Thursday, May 5, 2011

The Hypocrisy of Kindness

"If we should err at all let us err on the side of grace." Oftentimes, this glib platitude is used like a hammer to crush justice and condone evil. Nowhere in the Bible, is institutional forgiveness promoted. Forgiveness is always personal. However, today, most institutions promote institutional forgiveness while maintaining vengeance at the personal level. This is the inverse of what the scripture teaches. This is the post-modern hypocrisy of kindness. To forgive an employee who is habitually late is to penalize those who are faithful on time!

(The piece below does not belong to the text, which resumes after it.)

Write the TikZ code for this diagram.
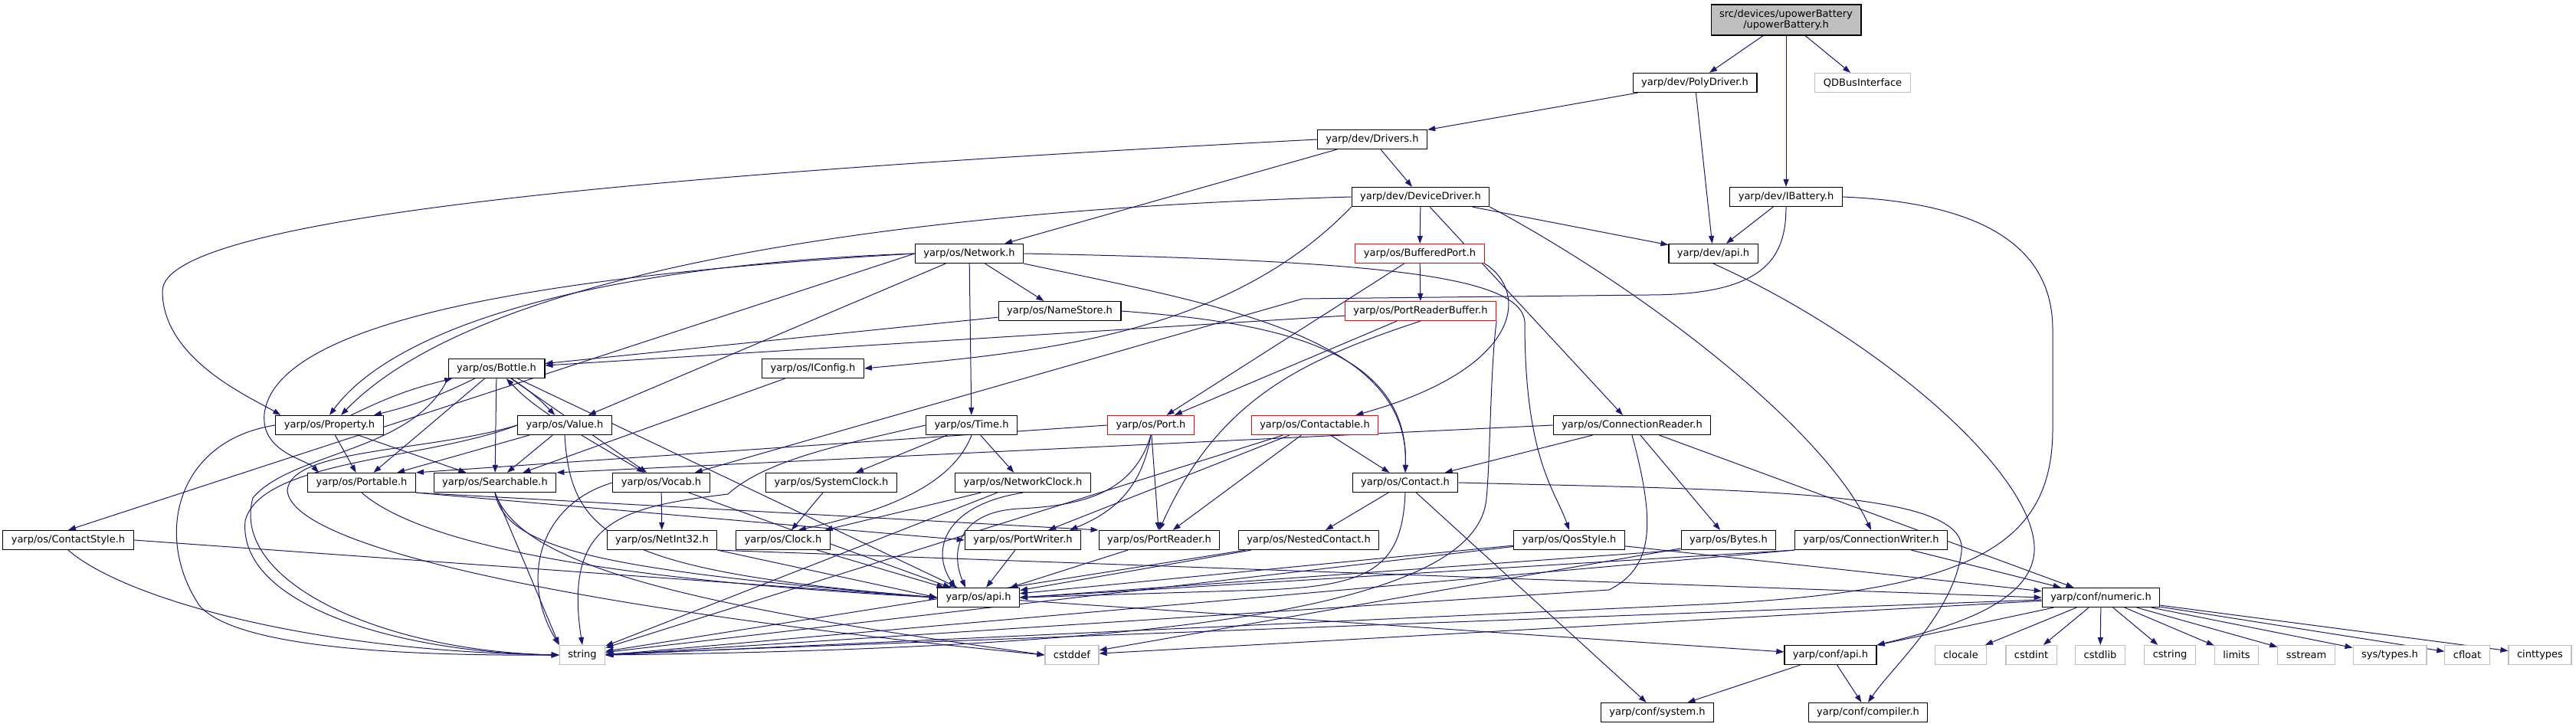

Jesus was merciless with the institutions of his age. Try reading his catalogue of woes in Matthew 23 against the institutions of the Pharisees, Sadducees and the Temple Complex. Contrast this polemic with the forgiveness offered to woman caught in adultery (John 8: 1 - 11) or the fellowship with a hated tax-collector, Zaccheus (Luke 19: 1 - 10). It is as clear as crystal, that forgiveness is a personal act towards individuals. It is managerially wrong to nurse your vengeance towards individuals while letting the institution run rampant with injustice! This is what got Jesus crucified and Barabbas released.

If anyone has an ear for an ear about what it means concerning an eye for an eye, I would recommend John Stott's exposition on Matthew 5: 38 - 42, in The Message of the Sermon on the Mount, in the Bible Speaks Today series. His lucid explanation on the Lex Talionis (The principle of exact retribution) demarcates the meaning of justice at the personal level versus the institutional level.

The same issue from a sociological bent is seen in Ravi Zachariah's rebut to post-modernism in Deliver Us From Evil. (See pages 132-133 as he quotes Peggy Noonan's article, "You'd Cry Too If It Happened to you," from the 75th anniversary issue of the Forbes Magazine).

But, of course, I must warn that these neuropathological dissections on the false theology of kindness is not recommended for the weak in heart, the bloated in mind or the deceived in spirit.